Dans la Septième, comme dans ses autres œuvres, Païta démontre que les symphonies de Dvorak sont bien plus que de brillantes pièces orchestrales qui se contentent d’évoquer des images sans rien de plus profond à dire. Ici, les profondeurs sont pleinement explorées ! Le Dvorak de Païta est une musique d’une intensité frénétique, pleine de tension et d’émotion intérieure, une musique empreinte de sensibilité et de passion.
La Septième Symphonie est exemplaire à cet égard : le chef parvient à créer un large arc musical à travers les quatre mouvements. Il dirige l’orchestre enchanteur avec verve et brio tout au long de l’œuvre, dont l’importance et la grandeur ne sont véritablement saisies que par cette interprétation.
Dans la Huitième Symphonie de Dvorak, l’Argentin réussit un mélange très équilibré d’interprétation dramatique, de moments folkloriques et de brillance orchestrale. Une fois de plus, l’intensité de la musique et, surtout, les couleurs, qui révèlent en Païta un Chagall musical, sont impressionnantes. Les bois du Royal Philharmonic brillent sous les mains évocatrices de Païta.
Et si l’auditeur n’est jamais plongé dans une musique arbitraire, mais demeure constamment en suspens, ici aussi, outre les bouquets de couleurs, les moments de nostalgie et de mélancolie sont particulièrement saisissants, comme dans le mouvement lent, caractérisé par un contraste captivant entre lumière et obscurité.
Le finale, dansant et coloré, couronne cette interprétation, l’une des meilleures que je connaisse. Païta choisit des tempi plutôt modérés, évitant ainsi l’effet toujours enflammant du « rapide et fort », mais convainc par ses changements d’humeur, ses moments de mélancolie merveilleusement savourés et ses touches de couleur.
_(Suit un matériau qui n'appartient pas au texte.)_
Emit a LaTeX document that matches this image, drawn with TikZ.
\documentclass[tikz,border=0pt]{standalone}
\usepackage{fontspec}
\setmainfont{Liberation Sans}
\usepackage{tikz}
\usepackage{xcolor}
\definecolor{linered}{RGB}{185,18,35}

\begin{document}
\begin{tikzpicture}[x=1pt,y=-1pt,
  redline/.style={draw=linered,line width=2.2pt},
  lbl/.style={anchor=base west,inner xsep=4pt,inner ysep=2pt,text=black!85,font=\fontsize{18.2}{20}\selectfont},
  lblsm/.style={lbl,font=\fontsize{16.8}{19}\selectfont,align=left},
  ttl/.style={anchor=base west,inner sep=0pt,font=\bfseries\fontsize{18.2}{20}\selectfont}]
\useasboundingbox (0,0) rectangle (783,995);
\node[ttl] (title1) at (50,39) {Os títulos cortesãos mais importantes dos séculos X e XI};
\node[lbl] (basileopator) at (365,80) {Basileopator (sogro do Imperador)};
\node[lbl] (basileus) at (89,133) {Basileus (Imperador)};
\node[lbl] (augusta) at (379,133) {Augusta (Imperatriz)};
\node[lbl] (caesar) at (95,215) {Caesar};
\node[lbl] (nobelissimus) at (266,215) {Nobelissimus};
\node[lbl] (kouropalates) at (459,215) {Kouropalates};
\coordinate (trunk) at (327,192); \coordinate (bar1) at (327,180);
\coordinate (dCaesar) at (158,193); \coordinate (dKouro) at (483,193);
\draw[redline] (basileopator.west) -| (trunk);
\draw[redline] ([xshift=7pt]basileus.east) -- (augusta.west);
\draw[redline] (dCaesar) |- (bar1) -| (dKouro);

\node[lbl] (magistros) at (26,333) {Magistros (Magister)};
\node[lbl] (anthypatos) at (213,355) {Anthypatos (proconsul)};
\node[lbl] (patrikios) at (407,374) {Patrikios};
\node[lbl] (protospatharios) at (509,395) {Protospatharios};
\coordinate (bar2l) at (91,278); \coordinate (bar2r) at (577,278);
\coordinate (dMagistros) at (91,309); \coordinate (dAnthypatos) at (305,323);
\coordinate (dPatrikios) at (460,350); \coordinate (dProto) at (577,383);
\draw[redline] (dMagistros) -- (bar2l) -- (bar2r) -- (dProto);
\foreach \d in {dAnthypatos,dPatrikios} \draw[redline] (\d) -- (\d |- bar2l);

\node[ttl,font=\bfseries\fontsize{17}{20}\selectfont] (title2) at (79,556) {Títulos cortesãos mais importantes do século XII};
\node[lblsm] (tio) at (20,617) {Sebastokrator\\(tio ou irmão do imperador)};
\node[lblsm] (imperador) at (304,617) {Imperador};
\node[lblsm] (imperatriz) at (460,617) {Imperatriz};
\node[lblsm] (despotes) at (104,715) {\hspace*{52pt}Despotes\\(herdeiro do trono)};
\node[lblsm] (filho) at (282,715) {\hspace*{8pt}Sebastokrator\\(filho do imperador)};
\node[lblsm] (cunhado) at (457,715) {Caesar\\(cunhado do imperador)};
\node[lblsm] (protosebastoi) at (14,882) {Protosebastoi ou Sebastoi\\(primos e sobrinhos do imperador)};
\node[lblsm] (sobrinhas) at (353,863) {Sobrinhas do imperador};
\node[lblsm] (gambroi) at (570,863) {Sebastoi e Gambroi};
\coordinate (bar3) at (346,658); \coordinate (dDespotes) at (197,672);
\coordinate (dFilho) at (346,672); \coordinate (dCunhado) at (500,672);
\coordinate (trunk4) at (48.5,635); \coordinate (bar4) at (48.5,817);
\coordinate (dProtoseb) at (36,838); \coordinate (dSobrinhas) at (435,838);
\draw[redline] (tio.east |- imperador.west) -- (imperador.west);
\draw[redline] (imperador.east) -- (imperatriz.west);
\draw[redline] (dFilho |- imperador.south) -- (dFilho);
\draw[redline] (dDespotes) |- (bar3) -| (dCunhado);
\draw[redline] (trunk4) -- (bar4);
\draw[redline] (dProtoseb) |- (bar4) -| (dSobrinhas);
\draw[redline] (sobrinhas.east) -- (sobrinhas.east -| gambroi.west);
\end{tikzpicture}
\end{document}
Païta dément sans conteste tous ceux qui considèrent cette symphonie comme totalement insouciante.
Avec un contraste saisissant entre l’introduction très lente et l’Allegro molto, Païta entame une Neuvième tout aussi remarquable. Ce mouvement est plus riche que ce que d’autres chefs ont pu réaliser. La musique n’est pas superficiellement brillante, mais dramatiquement turbulente.
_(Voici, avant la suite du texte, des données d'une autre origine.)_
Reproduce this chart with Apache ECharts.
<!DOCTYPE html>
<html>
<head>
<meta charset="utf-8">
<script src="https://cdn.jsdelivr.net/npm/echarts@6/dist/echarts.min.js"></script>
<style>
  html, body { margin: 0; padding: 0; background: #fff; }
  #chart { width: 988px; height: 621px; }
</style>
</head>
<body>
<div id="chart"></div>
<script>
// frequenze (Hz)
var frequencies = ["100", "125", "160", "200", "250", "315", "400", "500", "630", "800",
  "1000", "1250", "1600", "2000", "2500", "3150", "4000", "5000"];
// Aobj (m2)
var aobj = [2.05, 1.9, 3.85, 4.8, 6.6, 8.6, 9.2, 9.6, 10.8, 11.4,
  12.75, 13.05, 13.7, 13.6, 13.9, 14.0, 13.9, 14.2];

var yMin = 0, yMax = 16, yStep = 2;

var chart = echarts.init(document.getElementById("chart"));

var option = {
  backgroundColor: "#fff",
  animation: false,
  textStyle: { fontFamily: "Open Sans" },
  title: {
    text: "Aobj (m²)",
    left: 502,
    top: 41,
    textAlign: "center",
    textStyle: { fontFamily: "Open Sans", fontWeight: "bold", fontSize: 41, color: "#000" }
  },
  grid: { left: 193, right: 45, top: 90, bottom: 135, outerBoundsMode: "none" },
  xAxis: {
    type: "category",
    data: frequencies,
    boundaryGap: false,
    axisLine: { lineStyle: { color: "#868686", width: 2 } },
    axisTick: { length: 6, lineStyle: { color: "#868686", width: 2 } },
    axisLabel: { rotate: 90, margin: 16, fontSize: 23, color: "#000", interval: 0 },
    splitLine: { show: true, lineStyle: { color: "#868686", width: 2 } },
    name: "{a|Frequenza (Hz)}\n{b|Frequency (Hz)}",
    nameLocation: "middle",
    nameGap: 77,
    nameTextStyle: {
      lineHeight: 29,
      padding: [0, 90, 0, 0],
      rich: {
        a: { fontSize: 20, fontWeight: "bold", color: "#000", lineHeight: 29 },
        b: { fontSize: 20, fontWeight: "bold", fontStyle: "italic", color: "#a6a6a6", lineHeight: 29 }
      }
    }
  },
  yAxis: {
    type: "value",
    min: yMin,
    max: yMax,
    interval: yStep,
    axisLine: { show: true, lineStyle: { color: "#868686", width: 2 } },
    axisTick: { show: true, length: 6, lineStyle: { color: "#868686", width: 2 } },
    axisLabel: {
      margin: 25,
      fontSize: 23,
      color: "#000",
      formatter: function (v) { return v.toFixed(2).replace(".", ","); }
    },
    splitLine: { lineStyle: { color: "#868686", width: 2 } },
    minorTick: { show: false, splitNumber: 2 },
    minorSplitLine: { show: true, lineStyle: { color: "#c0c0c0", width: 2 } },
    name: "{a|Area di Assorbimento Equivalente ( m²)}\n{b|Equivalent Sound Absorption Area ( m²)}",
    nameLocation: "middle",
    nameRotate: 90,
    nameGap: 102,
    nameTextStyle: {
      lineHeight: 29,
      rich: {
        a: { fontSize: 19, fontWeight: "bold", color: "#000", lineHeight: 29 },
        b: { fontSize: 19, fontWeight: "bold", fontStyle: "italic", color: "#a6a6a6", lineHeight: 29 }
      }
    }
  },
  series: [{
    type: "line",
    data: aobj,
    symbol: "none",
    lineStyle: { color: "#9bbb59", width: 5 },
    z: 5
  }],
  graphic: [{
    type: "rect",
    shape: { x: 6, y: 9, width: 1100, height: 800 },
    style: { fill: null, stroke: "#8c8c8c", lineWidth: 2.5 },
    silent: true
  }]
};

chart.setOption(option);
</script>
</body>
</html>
Une tranquillité singulière et une atmosphère absolument merveilleuse caractérisent le mouvement lent. Avec près de 16 minutes, Païta dépasse largement la moyenne de 12 minutes et se situe à mi-chemin entre le premier enregistrement de Bernstein (14:43) et son enregistrement viennois (18:22).
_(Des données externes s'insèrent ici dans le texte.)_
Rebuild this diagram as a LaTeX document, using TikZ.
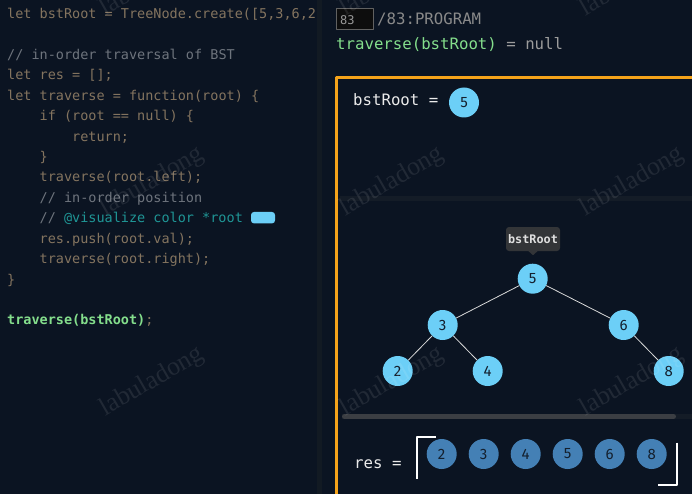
\documentclass[tikz,border=0pt]{standalone}
\usepackage{fontspec}
\setmonofont{DejaVu Sans Mono}
\newfontfamily\numfont{Fira Sans}
\newfontfamily\wmfont{Liberation Serif}
\definecolor{bg}{HTML}{0B1422}
\definecolor{panelsep}{HTML}{121A23}
\definecolor{codetan}{HTML}{84745F}
\definecolor{cmt}{HTML}{6E747D}
\definecolor{vis}{HTML}{1F9696}
\definecolor{codegreen}{HTML}{84DE8C}
\definecolor{nodeblue}{HTML}{6CCFF7}
\definecolor{resblue}{HTML}{4480B5}
\definecolor{nodetext}{HTML}{14202E}
\definecolor{frame}{HTML}{F5A31A}
\definecolor{dimtext}{HTML}{8A8A8A}
\definecolor{tipfill}{HTML}{333538}
\definecolor{bar}{HTML}{141C27}
\definecolor{thumb}{HTML}{3B3E43}
\begin{document}
\begin{tikzpicture}[x=1pt, y=-1pt, line join=round, line cap=round,
	code/.style={anchor=base west, inner sep=0pt, font=\fontsize{13.5}{14}\ttfamily, text=codetan},
	big/.style={anchor=base west, inner sep=0pt, font=\fontsize{15.7}{16}\ttfamily},
	tnode/.style={circle, fill=nodeblue, minimum size=30, inner sep=0pt, text=nodetext, font=\numfont\fontsize{15}{15}\selectfont},
	rnode/.style={tnode, fill=resblue},
	edge/.style={draw=black!15, line width=0.8},
	wm/.style={text=white, text opacity=0.09, font=\wmfont\fontsize{26}{26}\selectfont, rotate=30}]
	\def\lh{20.43} \def\top{18.5} % line height, first baseline
	\def\ia{39.5} \def\ib{72} % indents
	\clip (0,0) rectangle (692,494);
	\fill[bg] (0,0) rectangle (692,494);
	\fill[panelsep] (317,0) rectangle (322,494);
	% code panel
	\begin{scope}
		\clip (0,0) rectangle (317,494);
		\node[code] (l1) at (7,\top) {let bstRoot = TreeNode.create([5,3,6,2};
		\node[code, text=cmt] (l3) at (7,{\top+2*\lh}) {// in-order traversal of BST};
		\node[code] (l4) at (7,{\top+3*\lh}) {let res = [];};
		\node[code] (l5) at (7,{\top+4*\lh}) {let traverse = function(root) \{};
		\node[code] (l6) at (\ia,{\top+5*\lh}) {if (root == null) \{};
		\node[code] (l7) at (\ib,{\top+6*\lh}) {return;};
		\node[code] (l8) at (\ia,{\top+7*\lh}) {\}};
		\node[code] (l9) at (\ia,{\top+8*\lh}) {traverse(root.left);};
		\node[code, text=cmt] (l10) at (\ia,{\top+9*\lh}) {// in-order position};
		\node[code, text=vis] (l11) at (\ia,{\top+10*\lh}) {{\color{cmt}//} @visualize color *root};
		\node[fill=nodeblue, rounded corners=3pt, minimum width=24, minimum height=11.5, inner sep=0pt] (swatch) at (263,217.7) {};
		\node[code] (l12) at (\ia,{\top+11*\lh}) {res.push(root.val);};
		\node[code] (l13) at (\ia,{\top+12*\lh}) {traverse(root.right);};
		\node[code] (l14) at (7,{\top+13*\lh}) {\}};
		\node[code] (l16) at (7,{\top+15*\lh}) {{\bfseries\color{codegreen}traverse(bstRoot)};};
	\end{scope}
	% header
	\node[draw=black!62, line width=1.5, fill=black!95, minimum width=37, minimum height=21, inner sep=0pt] (stepbox) at (355,19) {};
	\node[anchor=base west, inner sep=0pt, text=black!40, font=\fontsize{12}{12}\ttfamily] (cur) at (340,24.5) {83};
	\node[big, text=dimtext] (prog) at (377,25) {/83:PROGRAM};
	\node[big, text=dimtext!85] (call) at (336,49.5) {{\color{codegreen}traverse(bstRoot)} = null};
	% frame
	\draw[frame, line width=2.5, line cap=butt] (694,77.3) -- (336.5,77.3) -- (336.5,496);
	\node[big, text=black!8] (var) at (353,106) {bstRoot =};
	\node[tnode] (b5) at (464,102.5) {5};
	\fill[bar] (340,196) rectangle (692,201);
	% tree
	\node[tnode] (n5) at (532.7,278.7) {5};
	\node[tnode] (n3) at (442.7,325) {3};
	\node[tnode] (n6) at (623.7,325) {6};
	\node[tnode] (n2) at (397.7,371) {2};
	\node[tnode] (n4) at (487.7,371) {4};
	\node[tnode] (n8) at (668.7,371) {8};
	\draw[edge] (n5) -- (n3) (n5) -- (n6) (n3) -- (n2) (n3) -- (n4) (n6) -- (n8);
	\node[fill=tipfill, rounded corners=3pt, minimum width=54, minimum height=24, inner sep=0pt, text=black!12, font=\fontsize{11.8}{12}\ttfamily\bfseries] (tip) at (533,239) {bstRoot};
	\fill[tipfill] (tip.south) ++(-5,-0.5) -- ++(5,4.5) -- ++(5,-4.5) -- cycle;
	% scroll bar
	\fill[bar] (342,414) rectangle (692,419);
	\draw[thumb, line width=5] (344.5,416.5) -- (673.5,416.5);
	% res array
	\node[big, text=black!8] (resl) at (354,468) {res =};
	\foreach \v [count=\i] in {2,3,4,5,6,8}
		\node[rnode] (r\i) at ({441.7+42*(\i-1)},454) {\v};
	\draw[white, line width=2, line cap=butt] (436,436.7) -- (416.7,436.7) -- (416.7,479);
	\draw[white, line width=2, line cap=butt] (676.7,442.7) -- (676.7,485) -- (658,485);
	% watermarks
	\foreach \x in {152,392,632}
		\foreach \y in {-18,182,382}
			\node[wm] at (\x,\y) {labuladong};
\end{tikzpicture}
\end{document}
Le Scherzo suit avec d’autant plus de vivacité et d’énergie, avec un trio finement nuancé et un bref grondement sombre peu avant la fin. L’Allegro con fuoco s’épanouit dans la dynamique et la couleur sans être précipité. Païta prend le temps de dépeindre avec force tous les personnages, donnant à la pièce une vie bien plus qu’une simple énergie cinétique.
L’interprétation de la Rhapsodie de Taras Boulba en trois mouvements, inspirée de la nouvelle de Gogol par Leos Janacek, est tout aussi captivante et électrisante. Taras Boulba de Païta est si tendue et captivante qu’elle éclipse toutes les autres interprétations possibles, y compris celle de Simon Rattle. Nous entendons des représentations musicales du destin spirituellement et émotionnellement profondes, qu’on ne pourrait imaginer plus puissantes.